In a hearing Friday, the two states will ask the U.S. District Court for the Western District of Washington to immediately suspend implementation of President Trump’s executive order, which bars citizens of seven Muslim-majority countries from entering the U.S. for 90 days.
Trump has argued the travel ban, which also bars refugees for 120 days, will help his administration study ways prevent terrorists from entering the U.S.
Washington was the first state to file a lawsuit over the controversial immigration policy. Massachusetts, New York, and Virginia have since joined third-party lawsuits challenging the order.
Washington state Gov. Jay Inslee’s team is surveying state agencies to find out what kind of data they collect and whether that data could be seized by the Trump administration. The inquiry, first noted by The Verge, began before Trump’s travel ban but it was launched as a response to the president’s past rhetoric.
“We started the process before [the executive order], primarily because of some general concerns that we had heard — Trump saying he was going to do some of these things and stakeholders being fearful,” Gov. Inslee’s General Counsel Nick Brown told GeekWire in an interview. “At that time it was hypothetical and now it’s real. So we’ve been thinking about it for a while.”
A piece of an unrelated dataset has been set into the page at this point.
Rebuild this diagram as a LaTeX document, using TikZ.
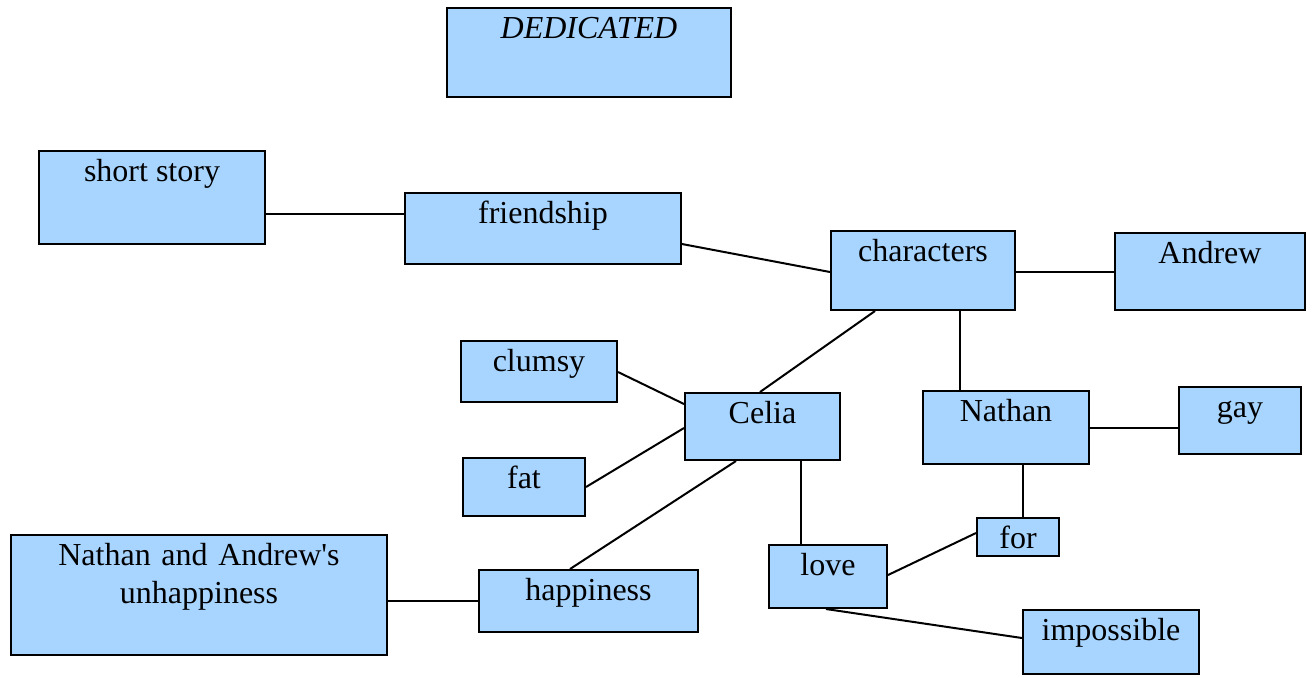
\documentclass[tikz,border=0pt]{standalone}
\usepackage{fontspec}
\setmainfont{Liberation Serif}
\definecolor{conceptblue}{HTML}{A8D5FF}
\begin{document}
\begin{tikzpicture}[
		x = 0.5pt, y = -0.5pt, % one unit is one pixel of the map
		semithick, % line style
		line width = 1pt,
		concept/.style = {draw, fill=conceptblue, inner sep=0pt, text height=15pt},
		font=\fontsize{16}{19}\selectfont
		]
		
		\useasboundingbox (0,0) rectangle (1316,677);
		
		\node[concept, minimum width=142pt, text depth=29.5pt] (dedicated) at (589,52.5) {\itshape DEDICATED};
		\node[concept, minimum width=113pt, text depth=31.5pt] (short) at (152,197.5) {short story};
		\node[concept, minimum width=138pt, text depth=20.5pt] (friend) at (543,228.5) {friendship};
		\node[concept, minimum width=92pt, text depth=24.5pt] (chars) at (923,270.5) {characters};
		\node[concept, minimum width=95pt, text depth=23.5pt] (andrew) at (1210,271.5) {Andrew};
		\node[concept, minimum width=78pt, text depth=15.5pt] (clumsy) at (539,371.5) {clumsy};
		\node[concept, minimum width=77.5pt, text depth=18.5pt] (celia) at (762.5,426.5) {Celia};
		\node[concept, minimum width=83pt, text depth=21.5pt] (nathan) at (1006,427.5) {Nathan};
		\node[concept, minimum width=61pt, text depth=18.5pt] (gay) at (1240,420.5) {gay};
		\node[concept, minimum width=61pt, text depth=14pt] (fat) at (524,487) {fat};
		\node[concept, minimum width=41pt, text depth=4pt] (for) at (1018,537) {for};
		\node[concept, minimum width=59pt, text depth=16.5pt] (love) at (828,576.5) {love};
		\node[concept, text width=188pt, align=center, text depth=45pt] (unhappy) at (199,595) {Nathan and Andrew\textquotesingle s\\unhappiness};
		\node[concept, minimum width=109.5pt, text depth=16pt] (happy) at (588.5,601) {happiness};
		\node[concept, minimum width=88pt, text depth=17pt] (impossible) at (1111,642) {impossible};
		
		\draw (short.east |- 0,214) -- (friend.west |- 0,214);
		\draw (friend.east |- 0,244) -- (chars.west |- 0,272);
		\draw (chars.east |- 0,272) -- (andrew.west |- 0,272);
		\draw (chars.south -| 875,0) -- (celia.north -| 760,0);
		\draw (chars.south -| 960,0) -- (nathan.north -| 960,0);
		\draw (clumsy.east |- 0,372) -- (celia.west |- 0,404);
		\draw (fat.east |- 0,487) -- (celia.west |- 0,428);
		\draw (celia.south -| 736,0) -- (happy.north -| 570,0);
		\draw (celia.south -| 801,0) -- (love.north -| 801,0);
		\draw (nathan.east |- 0,428) -- (gay.west |- 0,428);
		\draw (nathan.south -| 1023,0) -- (for.north -| 1023,0);
		\draw (love.east |- 0,575) -- (for.west |- 0,533);
		\draw (love.south -| 826,0) -- (impossible.west |- 0,638);
		\draw (unhappy.east |- 0,601) -- (happy.west |- 0,601);
		
	\end{tikzpicture}
\end{document}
Inslee’s staff is looking into agencies, like Washington state’s Department of Motor Vehicles and Department of Social and Health Services, to find out if they are collecting information on religion and immigration status and whether they’re gathering more data than they are required to by law.
The state has not decided what it will do with the findings of the survey or whether it will try to block data requests from the federal government germane to immigration issues, according to Brown.